> _WHAT IS BEING ASKED_:
Set down each line of the material that follows, exactly, with no pictures.

> _DATA EXTRACT_:
— start —

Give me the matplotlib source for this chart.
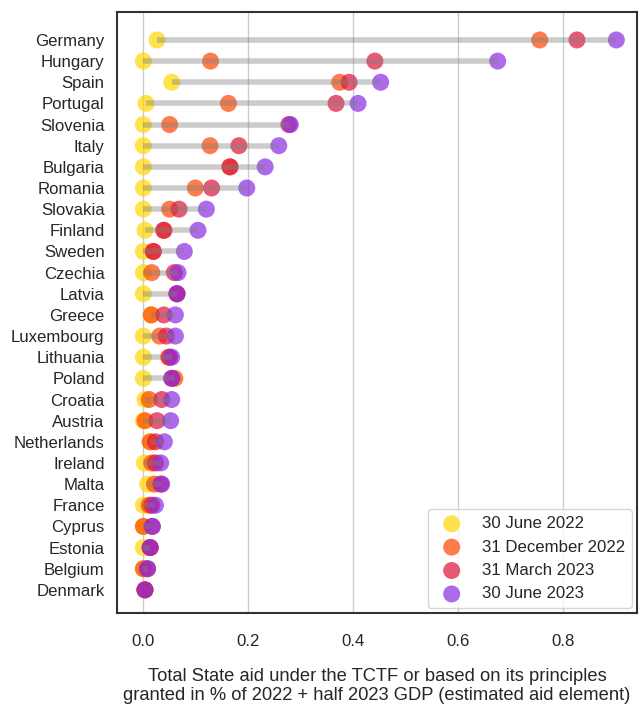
import matplotlib.pyplot as plt
import numpy as np

plt.rcParams['font.family'] = ['Liberation Sans', 'DejaVu Sans']

countries = ['Germany', 'Hungary', 'Spain', 'Portugal', 'Slovenia', 'Italy', 'Bulgaria',
             'Romania', 'Slovakia', 'Finland', 'Sweden', 'Czechia', 'Latvia', 'Greece',
             'Luxembourg', 'Lithuania', 'Poland', 'Croatia', 'Austria', 'Netherlands',
             'Ireland', 'Malta', 'France', 'Cyprus', 'Estonia', 'Belgium', 'Denmark']

# aid in % of GDP at each reporting date
jun22 = [0.026, 0.0, 0.054, 0.005, 0.0, 0.0, 0.0, 0.0, 0.0, 0.003, 0.0, 0.0, 0.0, 0.015,
         0.0, 0.0, 0.0, 0.003, 0.0, 0.013, 0.002, 0.008, 0.0, 0.0, 0.0, 0.0, 0.003]
dec22 = [0.755, 0.128, 0.374, 0.162, 0.050, 0.127, 0.165, 0.099, 0.050, 0.039, 0.019, 0.016,
         0.064, 0.015, 0.031, 0.048, 0.060, 0.011, 0.003, 0.013, 0.016, 0.021, 0.011, 0.0,
         0.013, 0.0, 0.003]
mar23 = [0.826, 0.441, 0.392, 0.367, 0.277, 0.182, 0.165, 0.130, 0.068, 0.039, 0.019, 0.059,
         0.064, 0.039, 0.044, 0.050, 0.054, 0.035, 0.026, 0.023, 0.023, 0.033, 0.016, 0.017,
         0.013, 0.008, 0.003]
jun23 = [0.901, 0.675, 0.452, 0.409, 0.280, 0.258, 0.232, 0.197, 0.120, 0.104, 0.078, 0.066,
         0.064, 0.061, 0.061, 0.054, 0.054, 0.054, 0.052, 0.040, 0.033, 0.035, 0.023, 0.017,
         0.013, 0.008, 0.003]

series = [jun22, dec22, mar23, jun23]
labels = ['30 June 2022', '31 December 2022', '31 March 2023', '30 June 2023']
colors = ['gold', 'orangered', 'crimson', 'blueviolet']

y = np.arange(len(countries))[::-1]

fig, ax = plt.subplots(figsize=(6.4, 7.08), dpi=100)
fig.subplots_adjust(left=0.183, right=0.995, top=0.983, bottom=0.134)

for vals, lab, col in zip(series, labels, colors):
    ax.scatter(vals, y, s=150, color=col, alpha=0.7, label=lab, zorder=3, edgecolors='none')

lo = np.min(series, axis=0)
hi = np.max(series, axis=0)
ax.hlines(y, lo, hi, color='grey', alpha=0.4, lw=4, zorder=4)

ax.set_yticks(y)
ax.set_yticklabels(countries)
ax.set_xticks([0, 0.2, 0.4, 0.6, 0.8])
ax.set_xlim(-0.05, 0.94)
ax.set_ylim(-1.1, len(countries) - 1 + 1.32)
ax.grid(axis='x', color='#cccccc', lw=1)
ax.set_axisbelow(True)
ax.tick_params(length=0, labelsize=12.1, colors='#262626')
ax.tick_params(axis='x', pad=15)
ax.tick_params(axis='y', pad=9)
for s in ax.spines.values():
    s.set_color('#333333')
    s.set_linewidth(1.5)

ax.set_xlabel('Total State aid under the TCTF or based on its principles\n'
              'granted in % of 2022 + half 2023 GDP (estimated aid element)',
              fontsize=13.2, color='#262626', labelpad=14, linespacing=1.1)
leg = ax.legend(loc='lower right', fontsize=12.1, borderaxespad=0.3)
for t in leg.get_texts():
    t.set_color('#262626')

plt.savefig('out.png')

— end —

> _FINISHED TASK_:
Give me the matplotlib source for this chart.
import matplotlib.pyplot as plt
import numpy as np

plt.rcParams['font.family'] = ['Liberation Sans', 'DejaVu Sans']

countries = ['Germany', 'Hungary', 'Spain', 'Portugal', 'Slovenia', 'Italy', 'Bulgaria',
             'Romania', 'Slovakia', 'Finland', 'Sweden', 'Czechia', 'Latvia', 'Greece',
             'Luxembourg', 'Lithuania', 'Poland', 'Croatia', 'Austria', 'Netherlands',
             'Ireland', 'Malta', 'France', 'Cyprus', 'Estonia', 'Belgium', 'Denmark']

# aid in % of GDP at each reporting date
jun22 = [0.026, 0.0, 0.054, 0.005, 0.0, 0.0, 0.0, 0.0, 0.0, 0.003, 0.0, 0.0, 0.0, 0.015,
         0.0, 0.0, 0.0, 0.003, 0.0, 0.013, 0.002, 0.008, 0.0, 0.0, 0.0, 0.0, 0.003]
dec22 = [0.755, 0.128, 0.374, 0.162, 0.050, 0.127, 0.165, 0.099, 0.050, 0.039, 0.019, 0.016,
         0.064, 0.015, 0.031, 0.048, 0.060, 0.011, 0.003, 0.013, 0.016, 0.021, 0.011, 0.0,
         0.013, 0.0, 0.003]
mar23 = [0.826, 0.441, 0.392, 0.367, 0.277, 0.182, 0.165, 0.130, 0.068, 0.039, 0.019, 0.059,
         0.064, 0.039, 0.044, 0.050, 0.054, 0.035, 0.026, 0.023, 0.023, 0.033, 0.016, 0.017,
         0.013, 0.008, 0.003]
jun23 = [0.901, 0.675, 0.452, 0.409, 0.280, 0.258, 0.232, 0.197, 0.120, 0.104, 0.078, 0.066,
         0.064, 0.061, 0.061, 0.054, 0.054, 0.054, 0.052, 0.040, 0.033, 0.035, 0.023, 0.017,
         0.013, 0.008, 0.003]

series = [jun22, dec22, mar23, jun23]
labels = ['30 June 2022', '31 December 2022', '31 March 2023', '30 June 2023']
colors = ['gold', 'orangered', 'crimson', 'blueviolet']

y = np.arange(len(countries))[::-1]

fig, ax = plt.subplots(figsize=(6.4, 7.08), dpi=100)
fig.subplots_adjust(left=0.183, right=0.995, top=0.983, bottom=0.134)

for vals, lab, col in zip(series, labels, colors):
    ax.scatter(vals, y, s=150, color=col, alpha=0.7, label=lab, zorder=3, edgecolors='none')

lo = np.min(series, axis=0)
hi = np.max(series, axis=0)
ax.hlines(y, lo, hi, color='grey', alpha=0.4, lw=4, zorder=4)

ax.set_yticks(y)
ax.set_yticklabels(countries)
ax.set_xticks([0, 0.2, 0.4, 0.6, 0.8])
ax.set_xlim(-0.05, 0.94)
ax.set_ylim(-1.1, len(countries) - 1 + 1.32)
ax.grid(axis='x', color='#cccccc', lw=1)
ax.set_axisbelow(True)
ax.tick_params(length=0, labelsize=12.1, colors='#262626')
ax.tick_params(axis='x', pad=15)
ax.tick_params(axis='y', pad=9)
for s in ax.spines.values():
    s.set_color('#333333')
    s.set_linewidth(1.5)

ax.set_xlabel('Total State aid under the TCTF or based on its principles\n'
              'granted in % of 2022 + half 2023 GDP (estimated aid element)',
              fontsize=13.2, color='#262626', labelpad=14, linespacing=1.1)
leg = ax.legend(loc='lower right', fontsize=12.1, borderaxespad=0.3)
for t in leg.get_texts():
    t.set_color('#262626')

plt.savefig('out.png')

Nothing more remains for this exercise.